> **Exercise description**
Copy the lines below as they are; omit the images they contain.

___ Provided data

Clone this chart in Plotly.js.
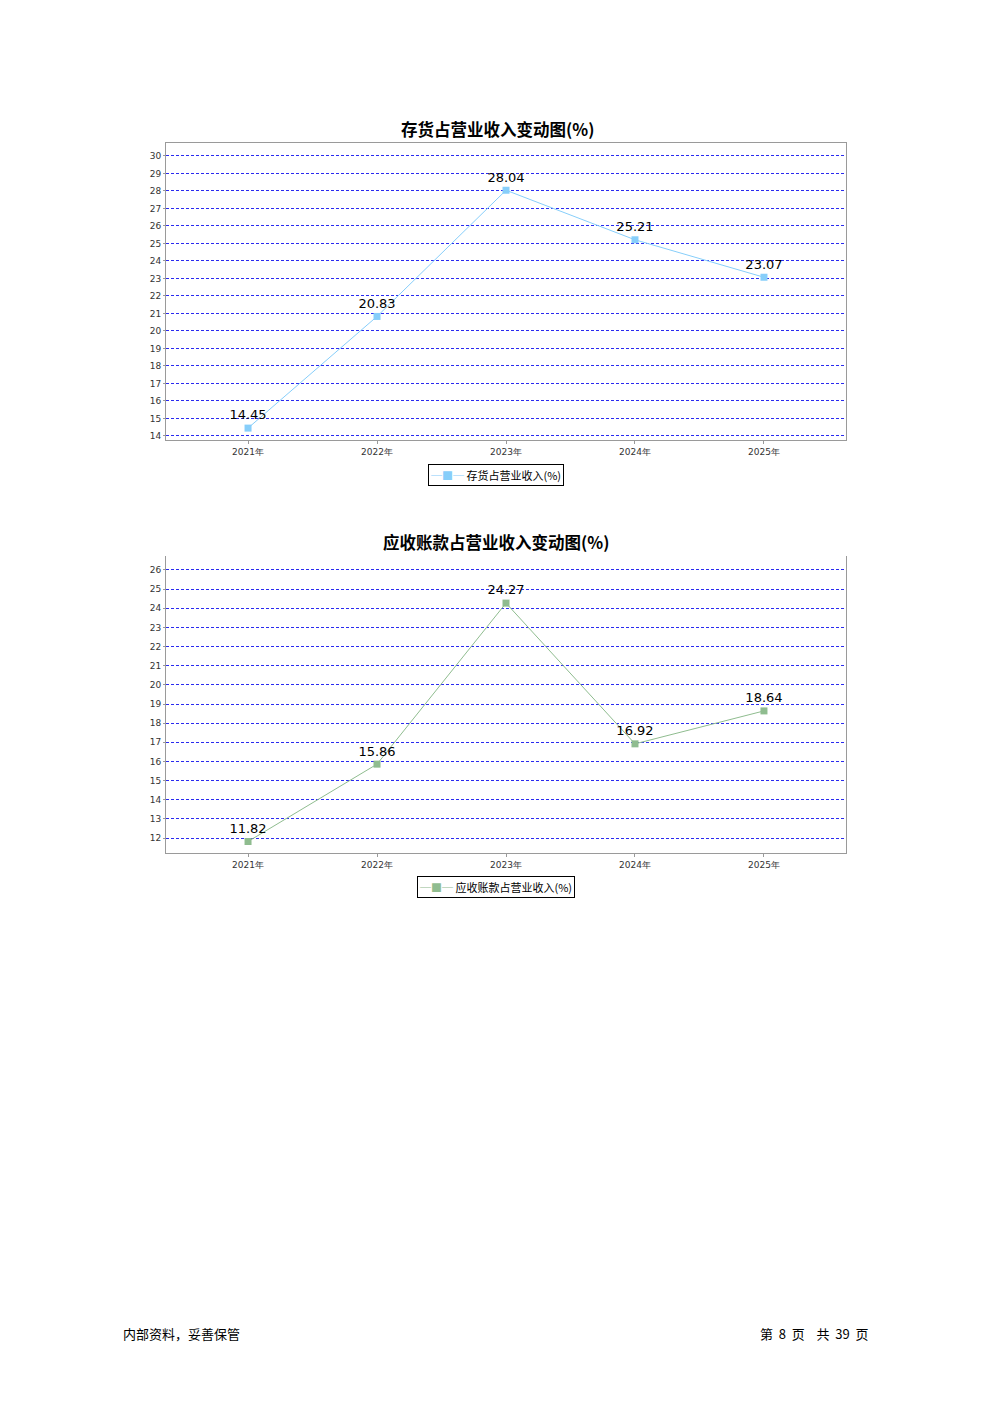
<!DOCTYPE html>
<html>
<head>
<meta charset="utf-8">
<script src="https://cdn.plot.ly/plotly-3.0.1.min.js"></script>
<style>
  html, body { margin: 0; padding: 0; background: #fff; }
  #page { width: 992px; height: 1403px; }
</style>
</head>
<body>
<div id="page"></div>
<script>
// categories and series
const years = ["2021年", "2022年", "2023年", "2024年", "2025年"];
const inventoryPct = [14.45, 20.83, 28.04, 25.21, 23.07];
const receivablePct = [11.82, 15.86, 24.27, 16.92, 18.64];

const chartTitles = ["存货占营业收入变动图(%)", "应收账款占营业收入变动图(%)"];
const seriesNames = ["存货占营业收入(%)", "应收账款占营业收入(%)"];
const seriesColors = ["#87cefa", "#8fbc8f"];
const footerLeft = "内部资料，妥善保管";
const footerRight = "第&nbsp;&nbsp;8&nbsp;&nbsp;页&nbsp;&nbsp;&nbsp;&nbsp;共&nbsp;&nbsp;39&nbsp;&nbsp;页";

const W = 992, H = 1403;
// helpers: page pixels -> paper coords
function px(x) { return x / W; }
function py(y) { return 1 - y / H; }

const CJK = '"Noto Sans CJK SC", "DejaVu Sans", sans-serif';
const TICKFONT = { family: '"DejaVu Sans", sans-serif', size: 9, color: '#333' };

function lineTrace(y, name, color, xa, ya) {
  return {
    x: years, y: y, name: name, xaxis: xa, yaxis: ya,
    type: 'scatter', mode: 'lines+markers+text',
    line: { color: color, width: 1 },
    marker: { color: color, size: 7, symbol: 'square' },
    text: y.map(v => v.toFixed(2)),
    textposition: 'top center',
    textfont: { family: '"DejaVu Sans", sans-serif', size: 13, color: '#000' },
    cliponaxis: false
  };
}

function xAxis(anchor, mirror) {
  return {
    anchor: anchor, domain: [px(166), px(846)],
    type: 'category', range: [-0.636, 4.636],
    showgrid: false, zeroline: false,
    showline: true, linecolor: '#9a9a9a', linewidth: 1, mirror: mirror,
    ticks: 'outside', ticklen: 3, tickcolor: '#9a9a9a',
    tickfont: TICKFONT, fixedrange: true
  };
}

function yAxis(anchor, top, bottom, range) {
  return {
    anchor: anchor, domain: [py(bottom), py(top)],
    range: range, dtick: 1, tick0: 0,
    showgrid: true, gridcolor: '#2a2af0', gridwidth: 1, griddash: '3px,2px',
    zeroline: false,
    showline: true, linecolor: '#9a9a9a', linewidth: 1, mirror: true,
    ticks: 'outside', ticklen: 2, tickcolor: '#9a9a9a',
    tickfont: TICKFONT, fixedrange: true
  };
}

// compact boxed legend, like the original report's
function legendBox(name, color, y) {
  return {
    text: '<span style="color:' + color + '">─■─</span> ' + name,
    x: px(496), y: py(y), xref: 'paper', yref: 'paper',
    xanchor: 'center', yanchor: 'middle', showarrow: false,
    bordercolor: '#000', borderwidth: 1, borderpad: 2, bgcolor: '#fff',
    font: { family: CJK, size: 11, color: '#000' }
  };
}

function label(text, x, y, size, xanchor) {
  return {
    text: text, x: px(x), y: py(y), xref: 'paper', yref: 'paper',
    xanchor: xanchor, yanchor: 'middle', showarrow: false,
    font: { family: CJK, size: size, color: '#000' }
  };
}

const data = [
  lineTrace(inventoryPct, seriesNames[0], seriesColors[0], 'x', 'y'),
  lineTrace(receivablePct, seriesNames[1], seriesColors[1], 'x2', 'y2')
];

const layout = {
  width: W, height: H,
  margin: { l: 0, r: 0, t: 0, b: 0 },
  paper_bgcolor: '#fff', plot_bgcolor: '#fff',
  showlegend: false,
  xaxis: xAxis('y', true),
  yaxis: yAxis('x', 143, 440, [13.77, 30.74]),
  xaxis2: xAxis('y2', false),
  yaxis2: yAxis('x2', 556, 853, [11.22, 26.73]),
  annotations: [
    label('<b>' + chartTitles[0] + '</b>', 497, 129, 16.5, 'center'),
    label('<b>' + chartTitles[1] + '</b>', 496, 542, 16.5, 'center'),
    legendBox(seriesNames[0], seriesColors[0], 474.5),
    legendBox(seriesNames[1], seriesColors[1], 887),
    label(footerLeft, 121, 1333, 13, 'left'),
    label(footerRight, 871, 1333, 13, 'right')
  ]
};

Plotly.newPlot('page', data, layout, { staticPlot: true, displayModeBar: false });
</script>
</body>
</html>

______

> **Problem solution**
Clone this chart in Plotly.js.
<!DOCTYPE html>
<html>
<head>
<meta charset="utf-8">
<script src="https://cdn.plot.ly/plotly-3.0.1.min.js"></script>
<style>
  html, body { margin: 0; padding: 0; background: #fff; }
  #page { width: 992px; height: 1403px; }
</style>
</head>
<body>
<div id="page"></div>
<script>
// categories and series
const years = ["2021年", "2022年", "2023年", "2024年", "2025年"];
const inventoryPct = [14.45, 20.83, 28.04, 25.21, 23.07];
const receivablePct = [11.82, 15.86, 24.27, 16.92, 18.64];

const chartTitles = ["存货占营业收入变动图(%)", "应收账款占营业收入变动图(%)"];
const seriesNames = ["存货占营业收入(%)", "应收账款占营业收入(%)"];
const seriesColors = ["#87cefa", "#8fbc8f"];
const footerLeft = "内部资料，妥善保管";
const footerRight = "第&nbsp;&nbsp;8&nbsp;&nbsp;页&nbsp;&nbsp;&nbsp;&nbsp;共&nbsp;&nbsp;39&nbsp;&nbsp;页";

const W = 992, H = 1403;
// helpers: page pixels -> paper coords
function px(x) { return x / W; }
function py(y) { return 1 - y / H; }

const CJK = '"Noto Sans CJK SC", "DejaVu Sans", sans-serif';
const TICKFONT = { family: '"DejaVu Sans", sans-serif', size: 9, color: '#333' };

function lineTrace(y, name, color, xa, ya) {
  return {
    x: years, y: y, name: name, xaxis: xa, yaxis: ya,
    type: 'scatter', mode: 'lines+markers+text',
    line: { color: color, width: 1 },
    marker: { color: color, size: 7, symbol: 'square' },
    text: y.map(v => v.toFixed(2)),
    textposition: 'top center',
    textfont: { family: '"DejaVu Sans", sans-serif', size: 13, color: '#000' },
    cliponaxis: false
  };
}

function xAxis(anchor, mirror) {
  return {
    anchor: anchor, domain: [px(166), px(846)],
    type: 'category', range: [-0.636, 4.636],
    showgrid: false, zeroline: false,
    showline: true, linecolor: '#9a9a9a', linewidth: 1, mirror: mirror,
    ticks: 'outside', ticklen: 3, tickcolor: '#9a9a9a',
    tickfont: TICKFONT, fixedrange: true
  };
}

function yAxis(anchor, top, bottom, range) {
  return {
    anchor: anchor, domain: [py(bottom), py(top)],
    range: range, dtick: 1, tick0: 0,
    showgrid: true, gridcolor: '#2a2af0', gridwidth: 1, griddash: '3px,2px',
    zeroline: false,
    showline: true, linecolor: '#9a9a9a', linewidth: 1, mirror: true,
    ticks: 'outside', ticklen: 2, tickcolor: '#9a9a9a',
    tickfont: TICKFONT, fixedrange: true
  };
}

// compact boxed legend, like the original report's
function legendBox(name, color, y) {
  return {
    text: '<span style="color:' + color + '">─■─</span> ' + name,
    x: px(496), y: py(y), xref: 'paper', yref: 'paper',
    xanchor: 'center', yanchor: 'middle', showarrow: false,
    bordercolor: '#000', borderwidth: 1, borderpad: 2, bgcolor: '#fff',
    font: { family: CJK, size: 11, color: '#000' }
  };
}

function label(text, x, y, size, xanchor) {
  return {
    text: text, x: px(x), y: py(y), xref: 'paper', yref: 'paper',
    xanchor: xanchor, yanchor: 'middle', showarrow: false,
    font: { family: CJK, size: size, color: '#000' }
  };
}

const data = [
  lineTrace(inventoryPct, seriesNames[0], seriesColors[0], 'x', 'y'),
  lineTrace(receivablePct, seriesNames[1], seriesColors[1], 'x2', 'y2')
];

const layout = {
  width: W, height: H,
  margin: { l: 0, r: 0, t: 0, b: 0 },
  paper_bgcolor: '#fff', plot_bgcolor: '#fff',
  showlegend: false,
  xaxis: xAxis('y', true),
  yaxis: yAxis('x', 143, 440, [13.77, 30.74]),
  xaxis2: xAxis('y2', false),
  yaxis2: yAxis('x2', 556, 853, [11.22, 26.73]),
  annotations: [
    label('<b>' + chartTitles[0] + '</b>', 497, 129, 16.5, 'center'),
    label('<b>' + chartTitles[1] + '</b>', 496, 542, 16.5, 'center'),
    legendBox(seriesNames[0], seriesColors[0], 474.5),
    legendBox(seriesNames[1], seriesColors[1], 887),
    label(footerLeft, 121, 1333, 13, 'left'),
    label(footerRight, 871, 1333, 13, 'right')
  ]
};

Plotly.newPlot('page', data, layout, { staticPlot: true, displayModeBar: false });
</script>
</body>
</html>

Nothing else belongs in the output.